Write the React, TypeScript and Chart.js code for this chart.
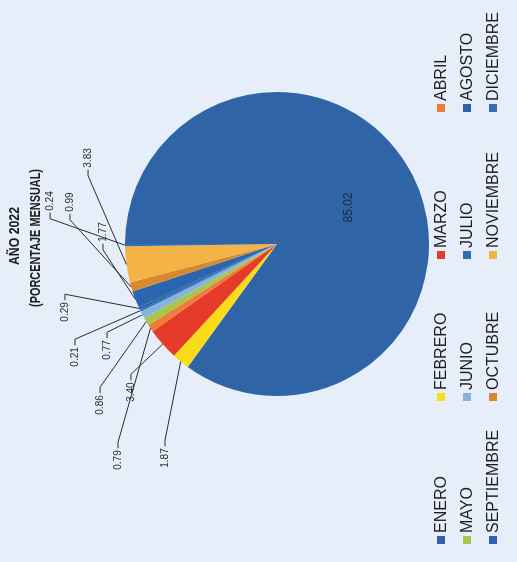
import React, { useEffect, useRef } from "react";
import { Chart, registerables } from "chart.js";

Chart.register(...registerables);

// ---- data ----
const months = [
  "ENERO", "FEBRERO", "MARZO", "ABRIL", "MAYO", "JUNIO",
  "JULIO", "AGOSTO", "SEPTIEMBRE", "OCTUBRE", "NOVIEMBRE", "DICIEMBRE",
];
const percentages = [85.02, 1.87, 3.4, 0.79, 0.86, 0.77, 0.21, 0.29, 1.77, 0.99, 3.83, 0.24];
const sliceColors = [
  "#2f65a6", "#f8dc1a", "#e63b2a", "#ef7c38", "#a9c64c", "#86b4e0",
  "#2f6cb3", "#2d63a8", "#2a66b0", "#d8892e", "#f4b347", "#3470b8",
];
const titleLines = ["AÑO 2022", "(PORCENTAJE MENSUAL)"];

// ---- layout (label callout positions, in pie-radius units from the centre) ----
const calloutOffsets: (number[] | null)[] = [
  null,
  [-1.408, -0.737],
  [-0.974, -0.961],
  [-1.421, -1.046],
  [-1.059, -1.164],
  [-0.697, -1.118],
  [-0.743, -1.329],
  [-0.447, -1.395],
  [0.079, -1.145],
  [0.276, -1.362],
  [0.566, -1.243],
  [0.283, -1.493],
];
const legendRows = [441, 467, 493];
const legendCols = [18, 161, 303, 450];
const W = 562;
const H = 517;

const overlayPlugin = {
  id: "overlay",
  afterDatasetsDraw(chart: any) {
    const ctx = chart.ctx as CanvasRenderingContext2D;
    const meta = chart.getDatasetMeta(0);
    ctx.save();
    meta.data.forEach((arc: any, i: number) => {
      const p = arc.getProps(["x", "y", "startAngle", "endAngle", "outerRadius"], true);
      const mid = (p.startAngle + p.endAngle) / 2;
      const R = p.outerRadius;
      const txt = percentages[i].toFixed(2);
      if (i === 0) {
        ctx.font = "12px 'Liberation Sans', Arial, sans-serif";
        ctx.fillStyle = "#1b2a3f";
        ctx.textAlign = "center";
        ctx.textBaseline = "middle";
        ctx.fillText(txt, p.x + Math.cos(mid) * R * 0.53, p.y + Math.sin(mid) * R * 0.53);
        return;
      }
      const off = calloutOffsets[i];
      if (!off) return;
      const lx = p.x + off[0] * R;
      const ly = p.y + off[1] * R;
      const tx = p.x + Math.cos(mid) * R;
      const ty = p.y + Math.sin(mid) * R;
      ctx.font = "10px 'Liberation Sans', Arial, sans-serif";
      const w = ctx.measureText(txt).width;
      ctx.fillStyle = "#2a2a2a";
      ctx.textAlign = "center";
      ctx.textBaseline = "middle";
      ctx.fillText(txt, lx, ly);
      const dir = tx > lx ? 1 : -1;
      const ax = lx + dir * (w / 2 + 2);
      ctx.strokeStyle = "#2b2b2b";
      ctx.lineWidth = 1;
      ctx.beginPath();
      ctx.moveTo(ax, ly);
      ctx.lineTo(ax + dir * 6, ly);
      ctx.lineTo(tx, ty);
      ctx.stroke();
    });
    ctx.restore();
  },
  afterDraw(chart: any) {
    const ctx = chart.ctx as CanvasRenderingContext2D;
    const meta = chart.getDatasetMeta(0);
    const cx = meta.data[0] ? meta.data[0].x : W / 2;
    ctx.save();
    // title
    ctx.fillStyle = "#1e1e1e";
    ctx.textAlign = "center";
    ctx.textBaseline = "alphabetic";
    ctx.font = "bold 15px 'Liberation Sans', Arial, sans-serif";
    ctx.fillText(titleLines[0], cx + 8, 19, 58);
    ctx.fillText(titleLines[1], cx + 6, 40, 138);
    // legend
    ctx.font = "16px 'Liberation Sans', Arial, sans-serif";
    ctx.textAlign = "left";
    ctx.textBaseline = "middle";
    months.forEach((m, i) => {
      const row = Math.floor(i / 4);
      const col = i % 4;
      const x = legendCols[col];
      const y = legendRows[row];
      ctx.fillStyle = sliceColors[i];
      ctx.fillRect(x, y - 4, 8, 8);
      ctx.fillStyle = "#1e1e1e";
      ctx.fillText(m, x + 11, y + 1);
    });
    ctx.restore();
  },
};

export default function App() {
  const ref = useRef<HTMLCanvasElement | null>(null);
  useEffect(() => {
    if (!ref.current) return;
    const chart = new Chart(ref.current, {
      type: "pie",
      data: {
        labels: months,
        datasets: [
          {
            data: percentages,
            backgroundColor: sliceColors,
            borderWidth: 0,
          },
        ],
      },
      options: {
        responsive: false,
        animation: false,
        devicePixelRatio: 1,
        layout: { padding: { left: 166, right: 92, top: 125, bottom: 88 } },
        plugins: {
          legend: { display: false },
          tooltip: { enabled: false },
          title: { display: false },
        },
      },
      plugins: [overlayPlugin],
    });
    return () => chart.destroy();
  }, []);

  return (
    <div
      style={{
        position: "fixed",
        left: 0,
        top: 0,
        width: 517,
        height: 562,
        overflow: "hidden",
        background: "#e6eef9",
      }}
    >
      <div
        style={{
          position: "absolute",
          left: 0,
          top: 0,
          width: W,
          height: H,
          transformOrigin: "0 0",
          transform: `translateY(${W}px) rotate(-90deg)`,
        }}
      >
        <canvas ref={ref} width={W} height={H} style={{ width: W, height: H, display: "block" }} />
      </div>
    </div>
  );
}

# # #

PROMPT: Each line of the data should be quoted exactly, with pictures left out.

SOLUTION TO THIS TASK:
Write the React, TypeScript and Chart.js code for this chart.
import React, { useEffect, useRef } from "react";
import { Chart, registerables } from "chart.js";

Chart.register(...registerables);

// ---- data ----
const months = [
  "ENERO", "FEBRERO", "MARZO", "ABRIL", "MAYO", "JUNIO",
  "JULIO", "AGOSTO", "SEPTIEMBRE", "OCTUBRE", "NOVIEMBRE", "DICIEMBRE",
];
const percentages = [85.02, 1.87, 3.4, 0.79, 0.86, 0.77, 0.21, 0.29, 1.77, 0.99, 3.83, 0.24];
const sliceColors = [
  "#2f65a6", "#f8dc1a", "#e63b2a", "#ef7c38", "#a9c64c", "#86b4e0",
  "#2f6cb3", "#2d63a8", "#2a66b0", "#d8892e", "#f4b347", "#3470b8",
];
const titleLines = ["AÑO 2022", "(PORCENTAJE MENSUAL)"];

// ---- layout (label callout positions, in pie-radius units from the centre) ----
const calloutOffsets: (number[] | null)[] = [
  null,
  [-1.408, -0.737],
  [-0.974, -0.961],
  [-1.421, -1.046],
  [-1.059, -1.164],
  [-0.697, -1.118],
  [-0.743, -1.329],
  [-0.447, -1.395],
  [0.079, -1.145],
  [0.276, -1.362],
  [0.566, -1.243],
  [0.283, -1.493],
];
const legendRows = [441, 467, 493];
const legendCols = [18, 161, 303, 450];
const W = 562;
const H = 517;

const overlayPlugin = {
  id: "overlay",
  afterDatasetsDraw(chart: any) {
    const ctx = chart.ctx as CanvasRenderingContext2D;
    const meta = chart.getDatasetMeta(0);
    ctx.save();
    meta.data.forEach((arc: any, i: number) => {
      const p = arc.getProps(["x", "y", "startAngle", "endAngle", "outerRadius"], true);
      const mid = (p.startAngle + p.endAngle) / 2;
      const R = p.outerRadius;
      const txt = percentages[i].toFixed(2);
      if (i === 0) {
        ctx.font = "12px 'Liberation Sans', Arial, sans-serif";
        ctx.fillStyle = "#1b2a3f";
        ctx.textAlign = "center";
        ctx.textBaseline = "middle";
        ctx.fillText(txt, p.x + Math.cos(mid) * R * 0.53, p.y + Math.sin(mid) * R * 0.53);
        return;
      }
      const off = calloutOffsets[i];
      if (!off) return;
      const lx = p.x + off[0] * R;
      const ly = p.y + off[1] * R;
      const tx = p.x + Math.cos(mid) * R;
      const ty = p.y + Math.sin(mid) * R;
      ctx.font = "10px 'Liberation Sans', Arial, sans-serif";
      const w = ctx.measureText(txt).width;
      ctx.fillStyle = "#2a2a2a";
      ctx.textAlign = "center";
      ctx.textBaseline = "middle";
      ctx.fillText(txt, lx, ly);
      const dir = tx > lx ? 1 : -1;
      const ax = lx + dir * (w / 2 + 2);
      ctx.strokeStyle = "#2b2b2b";
      ctx.lineWidth = 1;
      ctx.beginPath();
      ctx.moveTo(ax, ly);
      ctx.lineTo(ax + dir * 6, ly);
      ctx.lineTo(tx, ty);
      ctx.stroke();
    });
    ctx.restore();
  },
  afterDraw(chart: any) {
    const ctx = chart.ctx as CanvasRenderingContext2D;
    const meta = chart.getDatasetMeta(0);
    const cx = meta.data[0] ? meta.data[0].x : W / 2;
    ctx.save();
    // title
    ctx.fillStyle = "#1e1e1e";
    ctx.textAlign = "center";
    ctx.textBaseline = "alphabetic";
    ctx.font = "bold 15px 'Liberation Sans', Arial, sans-serif";
    ctx.fillText(titleLines[0], cx + 8, 19, 58);
    ctx.fillText(titleLines[1], cx + 6, 40, 138);
    // legend
    ctx.font = "16px 'Liberation Sans', Arial, sans-serif";
    ctx.textAlign = "left";
    ctx.textBaseline = "middle";
    months.forEach((m, i) => {
      const row = Math.floor(i / 4);
      const col = i % 4;
      const x = legendCols[col];
      const y = legendRows[row];
      ctx.fillStyle = sliceColors[i];
      ctx.fillRect(x, y - 4, 8, 8);
      ctx.fillStyle = "#1e1e1e";
      ctx.fillText(m, x + 11, y + 1);
    });
    ctx.restore();
  },
};

export default function App() {
  const ref = useRef<HTMLCanvasElement | null>(null);
  useEffect(() => {
    if (!ref.current) return;
    const chart = new Chart(ref.current, {
      type: "pie",
      data: {
        labels: months,
        datasets: [
          {
            data: percentages,
            backgroundColor: sliceColors,
            borderWidth: 0,
          },
        ],
      },
      options: {
        responsive: false,
        animation: false,
        devicePixelRatio: 1,
        layout: { padding: { left: 166, right: 92, top: 125, bottom: 88 } },
        plugins: {
          legend: { display: false },
          tooltip: { enabled: false },
          title: { display: false },
        },
      },
      plugins: [overlayPlugin],
    });
    return () => chart.destroy();
  }, []);

  return (
    <div
      style={{
        position: "fixed",
        left: 0,
        top: 0,
        width: 517,
        height: 562,
        overflow: "hidden",
        background: "#e6eef9",
      }}
    >
      <div
        style={{
          position: "absolute",
          left: 0,
          top: 0,
          width: W,
          height: H,
          transformOrigin: "0 0",
          transform: `translateY(${W}px) rotate(-90deg)`,
        }}
      >
        <canvas ref={ref} width={W} height={H} style={{ width: W, height: H, display: "block" }} />
      </div>
    </div>
  );
}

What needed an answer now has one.